=== DATASET EXTRACT ===
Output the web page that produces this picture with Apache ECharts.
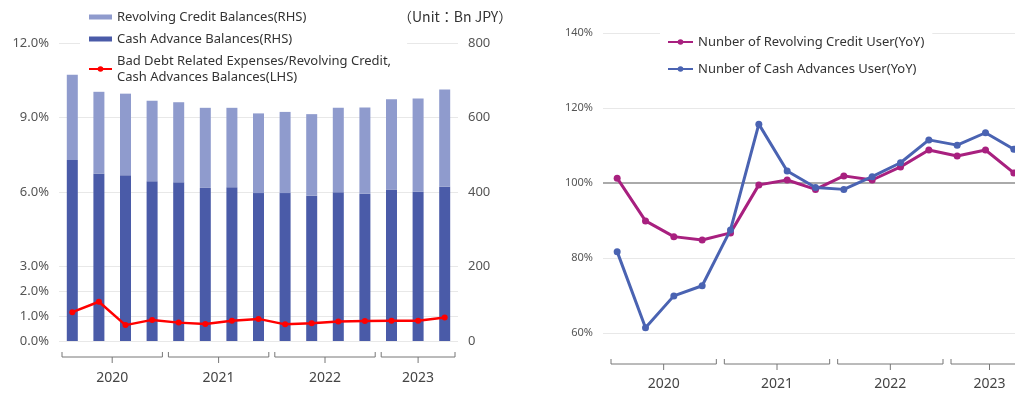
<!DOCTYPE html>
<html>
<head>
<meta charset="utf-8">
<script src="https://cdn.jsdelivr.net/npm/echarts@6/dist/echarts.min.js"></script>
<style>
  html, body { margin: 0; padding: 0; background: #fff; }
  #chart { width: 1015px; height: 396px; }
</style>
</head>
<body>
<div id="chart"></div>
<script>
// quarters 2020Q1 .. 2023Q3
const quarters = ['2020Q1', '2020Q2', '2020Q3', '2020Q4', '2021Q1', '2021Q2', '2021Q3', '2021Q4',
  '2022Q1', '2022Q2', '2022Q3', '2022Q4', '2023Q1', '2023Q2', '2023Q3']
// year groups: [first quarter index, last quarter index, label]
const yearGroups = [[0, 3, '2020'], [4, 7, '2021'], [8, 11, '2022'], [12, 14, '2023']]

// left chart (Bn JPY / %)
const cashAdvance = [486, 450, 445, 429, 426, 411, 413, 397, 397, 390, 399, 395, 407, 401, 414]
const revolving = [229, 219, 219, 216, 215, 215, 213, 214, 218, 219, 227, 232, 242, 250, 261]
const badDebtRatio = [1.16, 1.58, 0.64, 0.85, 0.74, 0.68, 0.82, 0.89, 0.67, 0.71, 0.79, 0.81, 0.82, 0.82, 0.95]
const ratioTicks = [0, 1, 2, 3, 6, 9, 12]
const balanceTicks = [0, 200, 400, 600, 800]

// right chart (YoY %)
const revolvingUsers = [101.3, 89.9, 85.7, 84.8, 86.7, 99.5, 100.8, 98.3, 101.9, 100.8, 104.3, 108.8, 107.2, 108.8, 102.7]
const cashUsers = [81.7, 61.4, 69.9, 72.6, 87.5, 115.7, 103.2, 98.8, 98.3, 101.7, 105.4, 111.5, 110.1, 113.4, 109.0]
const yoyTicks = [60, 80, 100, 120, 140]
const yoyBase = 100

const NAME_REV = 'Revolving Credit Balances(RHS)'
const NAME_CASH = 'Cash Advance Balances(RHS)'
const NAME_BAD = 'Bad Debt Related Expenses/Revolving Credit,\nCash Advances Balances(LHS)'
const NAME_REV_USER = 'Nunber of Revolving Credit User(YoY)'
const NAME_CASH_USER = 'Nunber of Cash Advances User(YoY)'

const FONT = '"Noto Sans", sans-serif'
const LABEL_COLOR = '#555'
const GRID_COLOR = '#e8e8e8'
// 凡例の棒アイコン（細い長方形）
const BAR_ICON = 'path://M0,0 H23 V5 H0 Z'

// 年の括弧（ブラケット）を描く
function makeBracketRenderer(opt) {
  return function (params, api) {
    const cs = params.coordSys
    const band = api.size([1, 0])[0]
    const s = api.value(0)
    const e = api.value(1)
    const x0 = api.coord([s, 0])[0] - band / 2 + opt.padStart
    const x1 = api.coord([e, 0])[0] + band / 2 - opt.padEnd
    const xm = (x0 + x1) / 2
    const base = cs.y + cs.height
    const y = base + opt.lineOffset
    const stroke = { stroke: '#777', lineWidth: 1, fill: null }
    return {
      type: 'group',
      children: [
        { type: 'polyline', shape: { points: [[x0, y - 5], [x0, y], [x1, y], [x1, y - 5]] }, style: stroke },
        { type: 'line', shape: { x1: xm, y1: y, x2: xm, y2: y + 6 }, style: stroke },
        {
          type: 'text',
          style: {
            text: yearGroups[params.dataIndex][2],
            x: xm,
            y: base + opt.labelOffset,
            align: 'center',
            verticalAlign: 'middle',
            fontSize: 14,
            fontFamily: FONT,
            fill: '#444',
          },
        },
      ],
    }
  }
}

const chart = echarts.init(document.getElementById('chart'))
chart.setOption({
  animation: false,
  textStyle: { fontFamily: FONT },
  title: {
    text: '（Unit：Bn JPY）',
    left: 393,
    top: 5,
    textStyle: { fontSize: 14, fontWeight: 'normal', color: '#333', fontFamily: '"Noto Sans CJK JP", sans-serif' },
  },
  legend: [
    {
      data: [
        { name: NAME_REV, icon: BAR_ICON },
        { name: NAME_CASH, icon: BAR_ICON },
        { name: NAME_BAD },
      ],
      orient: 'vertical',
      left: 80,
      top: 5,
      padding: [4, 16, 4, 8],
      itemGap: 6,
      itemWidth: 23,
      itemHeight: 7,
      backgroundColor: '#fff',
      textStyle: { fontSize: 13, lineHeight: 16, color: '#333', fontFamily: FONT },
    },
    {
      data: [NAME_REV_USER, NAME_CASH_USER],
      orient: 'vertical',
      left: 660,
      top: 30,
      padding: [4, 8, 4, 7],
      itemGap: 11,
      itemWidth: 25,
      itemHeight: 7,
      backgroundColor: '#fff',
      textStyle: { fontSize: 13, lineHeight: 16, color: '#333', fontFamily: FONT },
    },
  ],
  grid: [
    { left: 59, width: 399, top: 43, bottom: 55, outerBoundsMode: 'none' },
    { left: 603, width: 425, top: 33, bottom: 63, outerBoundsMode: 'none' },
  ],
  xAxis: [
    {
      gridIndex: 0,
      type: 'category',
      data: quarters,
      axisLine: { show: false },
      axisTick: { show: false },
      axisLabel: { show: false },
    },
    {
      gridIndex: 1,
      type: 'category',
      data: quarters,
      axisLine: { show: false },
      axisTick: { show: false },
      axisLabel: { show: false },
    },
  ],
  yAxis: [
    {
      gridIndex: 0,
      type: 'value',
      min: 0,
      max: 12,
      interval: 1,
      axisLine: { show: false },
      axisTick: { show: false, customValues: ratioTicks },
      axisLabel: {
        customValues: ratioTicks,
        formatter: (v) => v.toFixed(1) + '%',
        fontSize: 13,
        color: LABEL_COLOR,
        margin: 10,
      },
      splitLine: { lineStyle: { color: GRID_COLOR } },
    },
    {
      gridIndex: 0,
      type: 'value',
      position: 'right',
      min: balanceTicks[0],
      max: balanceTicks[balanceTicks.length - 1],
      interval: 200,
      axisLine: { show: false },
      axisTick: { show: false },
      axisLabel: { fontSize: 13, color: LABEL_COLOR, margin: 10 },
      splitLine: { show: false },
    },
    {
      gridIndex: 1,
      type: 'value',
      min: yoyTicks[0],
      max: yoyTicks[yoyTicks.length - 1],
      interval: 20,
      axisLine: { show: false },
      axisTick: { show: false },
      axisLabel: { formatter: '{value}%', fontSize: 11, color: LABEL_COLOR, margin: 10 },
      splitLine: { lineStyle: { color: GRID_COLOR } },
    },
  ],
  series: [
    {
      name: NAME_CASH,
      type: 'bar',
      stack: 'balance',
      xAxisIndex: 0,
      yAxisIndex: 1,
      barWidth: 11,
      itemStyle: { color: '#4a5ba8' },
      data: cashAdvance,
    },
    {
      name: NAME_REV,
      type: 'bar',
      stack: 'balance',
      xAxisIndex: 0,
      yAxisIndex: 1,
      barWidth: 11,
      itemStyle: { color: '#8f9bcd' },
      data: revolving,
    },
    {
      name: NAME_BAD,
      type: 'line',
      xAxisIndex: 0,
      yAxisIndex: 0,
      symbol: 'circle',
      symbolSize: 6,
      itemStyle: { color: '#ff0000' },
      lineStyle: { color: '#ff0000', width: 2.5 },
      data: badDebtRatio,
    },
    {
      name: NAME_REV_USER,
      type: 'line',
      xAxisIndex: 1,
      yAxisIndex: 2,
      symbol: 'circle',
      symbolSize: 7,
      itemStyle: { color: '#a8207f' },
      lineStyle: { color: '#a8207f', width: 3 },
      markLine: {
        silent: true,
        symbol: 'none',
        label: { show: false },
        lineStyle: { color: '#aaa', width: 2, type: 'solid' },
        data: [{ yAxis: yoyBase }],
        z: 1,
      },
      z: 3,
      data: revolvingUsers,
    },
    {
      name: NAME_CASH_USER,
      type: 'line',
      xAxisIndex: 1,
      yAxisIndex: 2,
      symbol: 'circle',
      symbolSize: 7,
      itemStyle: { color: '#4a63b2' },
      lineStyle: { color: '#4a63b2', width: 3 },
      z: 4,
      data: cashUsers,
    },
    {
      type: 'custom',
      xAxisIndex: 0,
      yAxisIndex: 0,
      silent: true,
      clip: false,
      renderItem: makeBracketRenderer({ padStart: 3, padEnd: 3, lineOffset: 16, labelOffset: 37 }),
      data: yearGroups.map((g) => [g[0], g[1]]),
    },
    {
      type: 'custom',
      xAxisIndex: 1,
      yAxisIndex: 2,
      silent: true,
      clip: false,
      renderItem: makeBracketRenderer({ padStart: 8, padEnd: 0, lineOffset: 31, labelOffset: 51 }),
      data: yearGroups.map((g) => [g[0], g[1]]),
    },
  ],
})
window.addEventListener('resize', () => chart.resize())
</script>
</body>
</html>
===
SET PROBLEM
The lines from the top of the data above through the one holding "[12, 14, '2023']]" are to be repeated exactly, and only those, with no pictures.

IN RESPONSE
Output the web page that produces this picture with Apache ECharts.
<!DOCTYPE html>
<html>
<head>
<meta charset="utf-8">
<script src="https://cdn.jsdelivr.net/npm/echarts@6/dist/echarts.min.js"></script>
<style>
  html, body { margin: 0; padding: 0; background: #fff; }
  #chart { width: 1015px; height: 396px; }
</style>
</head>
<body>
<div id="chart"></div>
<script>
// quarters 2020Q1 .. 2023Q3
const quarters = ['2020Q1', '2020Q2', '2020Q3', '2020Q4', '2021Q1', '2021Q2', '2021Q3', '2021Q4',
  '2022Q1', '2022Q2', '2022Q3', '2022Q4', '2023Q1', '2023Q2', '2023Q3']
// year groups: [first quarter index, last quarter index, label]
const yearGroups = [[0, 3, '2020'], [4, 7, '2021'], [8, 11, '2022'], [12, 14, '2023']]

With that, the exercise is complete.